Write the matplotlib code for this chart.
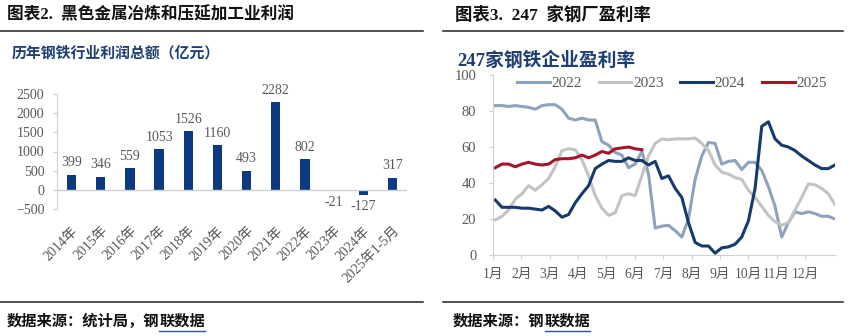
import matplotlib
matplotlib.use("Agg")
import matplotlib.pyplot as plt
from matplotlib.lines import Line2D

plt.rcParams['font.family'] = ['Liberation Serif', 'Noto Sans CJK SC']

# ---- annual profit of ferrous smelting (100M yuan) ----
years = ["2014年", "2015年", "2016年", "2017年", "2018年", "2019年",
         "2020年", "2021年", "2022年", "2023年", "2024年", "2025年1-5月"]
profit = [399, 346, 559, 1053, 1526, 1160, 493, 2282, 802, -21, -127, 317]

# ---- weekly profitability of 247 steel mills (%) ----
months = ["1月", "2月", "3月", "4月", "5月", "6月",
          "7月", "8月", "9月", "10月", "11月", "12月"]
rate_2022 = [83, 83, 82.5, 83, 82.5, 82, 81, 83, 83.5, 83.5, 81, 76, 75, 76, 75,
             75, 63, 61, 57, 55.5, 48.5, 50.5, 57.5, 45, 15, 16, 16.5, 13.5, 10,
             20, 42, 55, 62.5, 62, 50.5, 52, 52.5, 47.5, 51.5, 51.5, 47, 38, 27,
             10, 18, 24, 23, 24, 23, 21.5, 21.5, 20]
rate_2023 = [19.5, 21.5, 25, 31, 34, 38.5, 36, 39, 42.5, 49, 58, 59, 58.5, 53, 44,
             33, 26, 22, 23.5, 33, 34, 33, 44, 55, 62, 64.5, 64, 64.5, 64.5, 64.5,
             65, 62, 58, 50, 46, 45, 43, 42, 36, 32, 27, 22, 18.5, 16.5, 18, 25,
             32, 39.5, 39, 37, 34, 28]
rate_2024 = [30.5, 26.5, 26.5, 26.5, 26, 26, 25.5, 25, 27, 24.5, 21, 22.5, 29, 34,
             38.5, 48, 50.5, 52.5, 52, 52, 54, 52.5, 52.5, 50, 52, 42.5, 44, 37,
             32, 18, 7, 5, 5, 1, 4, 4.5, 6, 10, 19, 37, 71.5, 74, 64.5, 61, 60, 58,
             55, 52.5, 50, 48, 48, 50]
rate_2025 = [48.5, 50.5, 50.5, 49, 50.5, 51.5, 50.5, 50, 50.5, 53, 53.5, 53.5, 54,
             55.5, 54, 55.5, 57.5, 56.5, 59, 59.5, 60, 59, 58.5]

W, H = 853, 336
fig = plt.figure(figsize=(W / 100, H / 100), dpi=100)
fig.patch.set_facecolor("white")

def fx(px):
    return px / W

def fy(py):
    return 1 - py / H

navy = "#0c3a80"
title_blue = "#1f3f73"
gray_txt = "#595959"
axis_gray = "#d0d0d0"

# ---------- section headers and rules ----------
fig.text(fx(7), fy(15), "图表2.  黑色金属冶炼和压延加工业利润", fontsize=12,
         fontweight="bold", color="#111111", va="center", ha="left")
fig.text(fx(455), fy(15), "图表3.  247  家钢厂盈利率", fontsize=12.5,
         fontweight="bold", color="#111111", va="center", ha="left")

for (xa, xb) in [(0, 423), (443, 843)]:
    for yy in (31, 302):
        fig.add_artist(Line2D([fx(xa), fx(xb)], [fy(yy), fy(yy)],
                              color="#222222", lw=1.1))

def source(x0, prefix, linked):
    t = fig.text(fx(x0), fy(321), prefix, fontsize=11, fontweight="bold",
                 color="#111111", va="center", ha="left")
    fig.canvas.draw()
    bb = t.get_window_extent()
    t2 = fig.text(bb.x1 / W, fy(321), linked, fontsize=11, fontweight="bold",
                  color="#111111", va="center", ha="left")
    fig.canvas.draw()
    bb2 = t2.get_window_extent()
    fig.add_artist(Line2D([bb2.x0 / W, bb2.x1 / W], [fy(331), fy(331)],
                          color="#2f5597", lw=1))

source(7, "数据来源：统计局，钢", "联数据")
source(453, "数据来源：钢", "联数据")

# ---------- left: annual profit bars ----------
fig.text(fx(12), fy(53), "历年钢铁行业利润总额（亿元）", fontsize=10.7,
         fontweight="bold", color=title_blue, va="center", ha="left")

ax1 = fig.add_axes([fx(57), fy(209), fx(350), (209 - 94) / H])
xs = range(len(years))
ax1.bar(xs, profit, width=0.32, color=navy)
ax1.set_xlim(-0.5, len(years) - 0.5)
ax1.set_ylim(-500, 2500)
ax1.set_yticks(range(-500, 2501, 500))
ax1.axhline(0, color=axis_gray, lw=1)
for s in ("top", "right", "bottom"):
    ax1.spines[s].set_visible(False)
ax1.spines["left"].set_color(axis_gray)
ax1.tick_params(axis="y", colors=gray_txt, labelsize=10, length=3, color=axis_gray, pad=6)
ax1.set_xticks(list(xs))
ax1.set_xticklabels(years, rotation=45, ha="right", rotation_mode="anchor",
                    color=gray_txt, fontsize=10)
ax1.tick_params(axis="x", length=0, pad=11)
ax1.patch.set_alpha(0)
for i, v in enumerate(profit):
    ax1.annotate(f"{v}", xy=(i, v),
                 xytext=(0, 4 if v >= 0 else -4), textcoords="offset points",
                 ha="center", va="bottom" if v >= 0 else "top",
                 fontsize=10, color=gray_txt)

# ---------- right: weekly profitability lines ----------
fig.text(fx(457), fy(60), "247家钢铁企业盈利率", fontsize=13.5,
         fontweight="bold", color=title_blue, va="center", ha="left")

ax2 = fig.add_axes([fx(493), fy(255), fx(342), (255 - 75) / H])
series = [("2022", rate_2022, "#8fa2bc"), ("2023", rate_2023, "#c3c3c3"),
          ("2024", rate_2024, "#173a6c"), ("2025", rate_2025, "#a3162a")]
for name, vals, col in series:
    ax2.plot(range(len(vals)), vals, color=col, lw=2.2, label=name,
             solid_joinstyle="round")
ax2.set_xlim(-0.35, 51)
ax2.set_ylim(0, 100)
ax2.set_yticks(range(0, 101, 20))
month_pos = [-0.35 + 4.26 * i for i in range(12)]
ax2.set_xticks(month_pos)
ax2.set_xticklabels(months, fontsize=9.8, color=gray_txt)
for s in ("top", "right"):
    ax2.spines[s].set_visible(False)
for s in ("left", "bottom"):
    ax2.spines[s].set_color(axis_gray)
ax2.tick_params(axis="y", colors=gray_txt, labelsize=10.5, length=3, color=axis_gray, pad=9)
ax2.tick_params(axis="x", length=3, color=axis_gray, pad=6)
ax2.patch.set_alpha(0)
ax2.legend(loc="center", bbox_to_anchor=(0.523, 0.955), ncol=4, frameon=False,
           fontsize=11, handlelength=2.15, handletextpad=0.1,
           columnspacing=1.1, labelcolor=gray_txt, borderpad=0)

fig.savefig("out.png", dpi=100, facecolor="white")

## The request
Check each line of the listing above for the string "matplotlib", then report only how many lines have it.

## Written response
5